Заходя за Билли Кингом, я никогда не спускался в подвал, просто кричал через решетку, через стальные прутья под ногами. Тогда Билли сразу выбегал на улицу. В семье было еще двое детей, и родители его сняли этот подвал на условиях, что они лишь поставят здесь мебель, пока мистер Кинг не подыщет квартиру. Но так как со старой квартиры их выгнали, а новой не было, семья ютилась в этих выбеленных известкой, неуютных стенах. Однажды Билли вышел на улицу весь черный и в синяках: угольщик по старой памяти поднял решетку и ссыпал добрый центнер утля в подвал, прямо на кровать, где спали дети, хорошо еще, они сбились в кучу под тряпьем, не то головам их несдобровать бы под нежданной лавиной.

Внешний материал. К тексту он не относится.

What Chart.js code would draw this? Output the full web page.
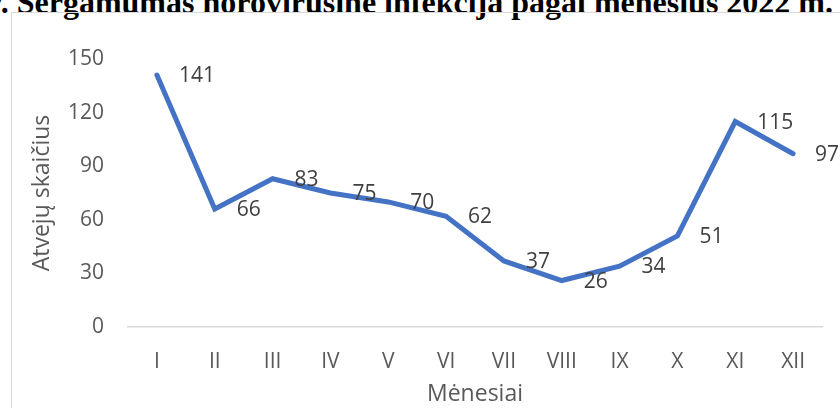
<!DOCTYPE html>
<html lang="lt">
<head>
<meta charset="utf-8">
<title>Sergamumas norovirusine infekcija</title>
<script src="https://cdn.jsdelivr.net/npm/chart.js@4/dist/chart.umd.min.js"></script>
<style>
  html, body { margin: 0; padding: 0; background: #fff; overflow: hidden; }
  #wrap { position: relative; width: 840px; height: 408px; overflow: hidden; }
  #title {
    position: absolute; right: 7px; top: -16px; line-height: 1;
    white-space: nowrap;
    font: bold 32px "Liberation Serif", "DejaVu Serif", serif; color: #000;
  }
  #frame {
    position: absolute; left: 11px; top: 12px; width: 860px; height: 420px;
    border: 1px solid #d9d9d9; box-sizing: border-box;
  }
  #chart { position: absolute; left: 0; top: 0; }
</style>
</head>
<body>
<div id="wrap">
  <div id="title">1 pav. Sergamumas norovirusine infekcija pagal mėnesius 2022 m.</div>
  <div id="frame"></div>
  <canvas id="chart" width="840" height="408"></canvas>
</div>
<script>
/* Duomenys */
var menesiai = ['I', 'II', 'III', 'IV', 'V', 'VI', 'VII', 'VIII', 'IX', 'X', 'XI', 'XII'];
var atvejai = [141, 66, 83, 75, 70, 62, 37, 26, 34, 51, 115, 97];
var yTicks = [0, 30, 60, 90, 120, 150];

var FONT = '"Open Sans", "Noto Sans", sans-serif';

// Reikšmių etiketės dešinėje nuo taško (kaip Excel)
var labelsPlugin = {
  id: 'pointLabels',
  afterDatasetsDraw: function (chart) {
    var ctx = chart.ctx;
    var meta = chart.getDatasetMeta(0);
    ctx.save();
    ctx.font = '21px ' + FONT;
    ctx.fillStyle = '#404040';
    ctx.textAlign = 'left';
    ctx.textBaseline = 'middle';
    meta.data.forEach(function (pt, i) {
      ctx.fillText(String(atvejai[i]), pt.x + 22, pt.y + 1);
    });
    ctx.restore();
  }
};

new Chart(document.getElementById('chart'), {
  type: 'line',
  data: {
    labels: menesiai,
    datasets: [{
      label: 'Atvejų skaičius',
      data: atvejai,
      borderColor: '#4472C4',
      borderWidth: 5,
      borderCapStyle: 'round',
      borderJoinStyle: 'miter',
      tension: 0,
      fill: false,
      pointRadius: 0,
      pointHoverRadius: 0
    }]
  },
  options: {
    responsive: false,
    animation: false,
    layout: { padding: { left: 20, top: 59, right: 18, bottom: 0 } },
    plugins: { legend: { display: false }, tooltip: { enabled: false } },
    scales: {
      x: {
        offset: true,
        grid: { display: false, drawTicks: false },
        border: { display: true, color: '#d9d9d9', width: 1.5 },
        ticks: { color: '#595959', font: { family: FONT, size: 21 }, padding: 22, autoSkip: false, maxRotation: 0 },
        title: { display: true, text: 'Mėnesiai', color: '#595959', font: { family: FONT, size: 23 }, padding: { top: 0, bottom: 0 } },
        afterFit: function (s) { s.height = 81; }
      },
      y: {
        min: 0,
        max: 150,
        afterBuildTicks: function (s) { s.ticks = yTicks.map(function (v) { return { value: v }; }); },
        grid: { display: false, drawTicks: false },
        border: { display: false },
        ticks: { color: '#595959', font: { family: FONT, size: 21 }, padding: 24 },
        title: { display: true, text: 'Atvejų skaičius', color: '#595959', font: { family: FONT, size: 23 }, padding: { top: 9, bottom: 0 } },
        afterFit: function (s) { s.width = 108; }
      }
    }
  },
  plugins: [labelsPlugin]
});
</script>
</body>
</html>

Зима запомнилась мне как самое плохое время; мы с Билли построили вокруг дедушкиного дерева иглу, уплетали там шоколад и пирожные, которые таскали из лавчонок, и в дыру, заменявшую окно, посматривали на ворота - а вдруг за нами гонятся? Ноги у нас были мокрые - мы стояли коленками на снегу и на холодной земле, зато у нас было надежное убежище, никому и в голову не приходило, что в нем может прятаться живое существо, и мы просиживали там часами, точно разбойники с большой дороги, которые ждут: вот-вот их выудят оттуда и повесят. По другую сторону ледяных стен был подлинный и страшный мир, а в нашем пристанище, хоть оно и походило на склеп, попробуй нас достань: взрослому нипочем было не влезть в узкую дыру, которая служила нам входом; правда, по ночам, в постели, мне снилось, что кто-то пробил киркой нашу ледяную крышу и только чудом не раскроил головы нам с Билли.

Весной наш дом растаял, на земле вокруг дерева от него остался лишь черный след.

Однажды мы с Билли перелезли через чью-то ограду в стороне от Хай-стрит - там во дворе стояла тележка фруктовщика, нагруженная для завтрашней торговли. Мы перебросили через ограду сколько могли консервных банок, уложили их в тачку Билли и в темноте повезли нашу добычу прочь. Остановились у его подвала, подняли решетку и половину покидали вниз,- банки без шума скатились прямо на детскую постель. Его родители решили - снедь эта попала к ним в преисподнюю прямо с неба - и прибрали все в буфет. А моя бабушка, увидев банки, обрадовалась и две открыла к ужину, чтобы нам была прибавка к хлебу с маслом.

Тут в воротах показались полицейский и хозяин тележки, и впервые в жизни я мигом, безо всякого труда вскарабкался на самую верхушку дедова дерева. Меня зазывали вниз, но я повис на суку, точно кот, и не мигая глядел на людей, которые стояли внизу полукругом и ждали, когда я ступлю на землю, чтобы потащить меня в самую что ни на есть мрачную тюрьму. Но тут вмешались силы помогущественней моих: сук подо мной треснул, обломился, я понял - пришел мне конец и, счастливо прожив на свете семь лет, я сейчас угожу прямехонько в ад, и, падая, в ужасе заорал.

Я раскинул руки крыльями, словно хотел ухватиться за само небо, свалился на землю, и тут же рядом упал сук. Меня оглушило, изрядно поцарапало, несколько зубов расшатались - могло быть и хуже, но бабушка втащила меня в дом и усадила, не переставая кричать на полицейского:

- Убийцы! Убийцы! За какой-то несчастный компот готовы убить ребенка!

Дед провел полицейского и фруктовщика в общую комнату и все уладил с помощью десяти шиллингов и нескольких стаканов отменного ирландского виски.

На другой день я спозаранку спрятался от деда во дворе. Бабушка ушла за покупками, и вдруг дед вышел на порог и поманил меня.